In de grote strijd tussen Antonius en Octavianus trok hij zich echter terug en wijdde zich verder aan zijn studie. In de Oudheid werd hij het meest geroemd als redenaar, hoewel zijn stijl met opzet ouderwets was, streng en weinig sierlijk. Als geschiedschrijver vervaardigde hij een werk over de burgeroorlogen van 60 af, Historiae genaamd, bron voor Appianus en Plutarchus. Als dichter schreef hij tragedies en kleine verzen. Voor ons zijn ook van gewicht zijn critische beschouwingen, waaruit enkele uitspraken over Sallustius (te gezochte stijl), Caesar (niet volledig betrouwbaar in zijn geschriften), Livius (Patavisch dialekt) bewaard zijn gebleven. Hij was beschermer van dichters, met name Vergilius en Horatius, organiseerde bijeenkomsten waarin schrijvers en dichters elkaar hun werken voorlazen en ze critiseerden, en stichtte op eigen kosten de eerste Openbare Bibliotheek in het Atrium van de tempel van Libertas, en een Museum van kunstwerken.

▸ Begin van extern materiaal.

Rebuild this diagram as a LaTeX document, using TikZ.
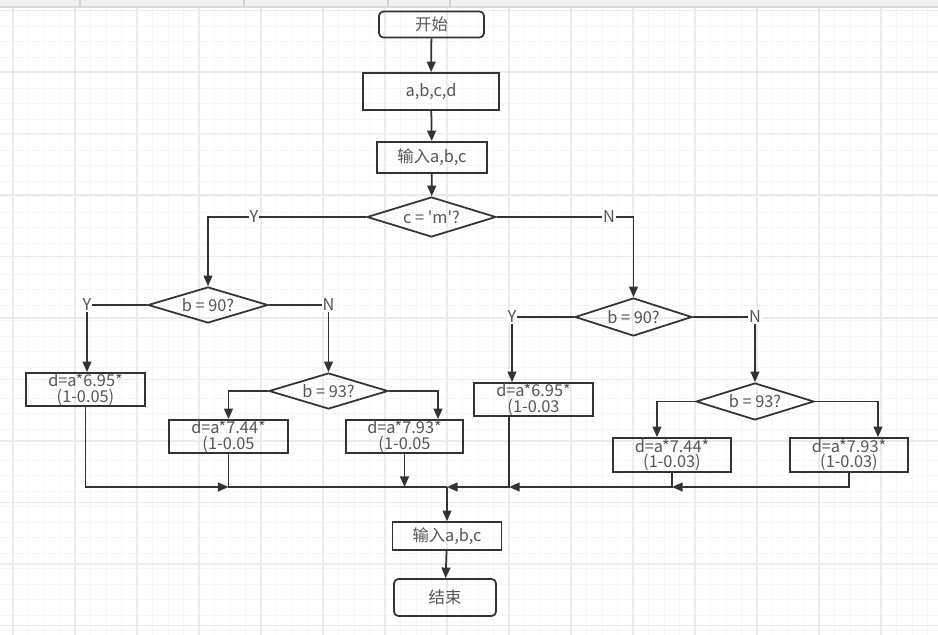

Asinius was voorzichtig genoeg om, hoewel hij als republikein Augustus niet vriendschappelijk gezind was, van haat niets te laten blijken. In latere tijden is hij vooral beroemd geworden, omdat de 4de Ecloga van Vergilius, waarin de komst der gouden eeuw wordt aangekondigd, aan zijn consulaat is gewijd.Lit.: J. v. Wageningen, De C. Asinii Pollionis ad Antonium transitione, in: Mnem. XLVII (1919); H. Bennett, Vergil and Pollio, in: Amer. Journal of Philology, LI (1930); Kornemann, Die historische Schriftstellerei des A. P. (Leipzig 1896); Thorbecke, De Asinii vita et scriptis (Leiden 1820).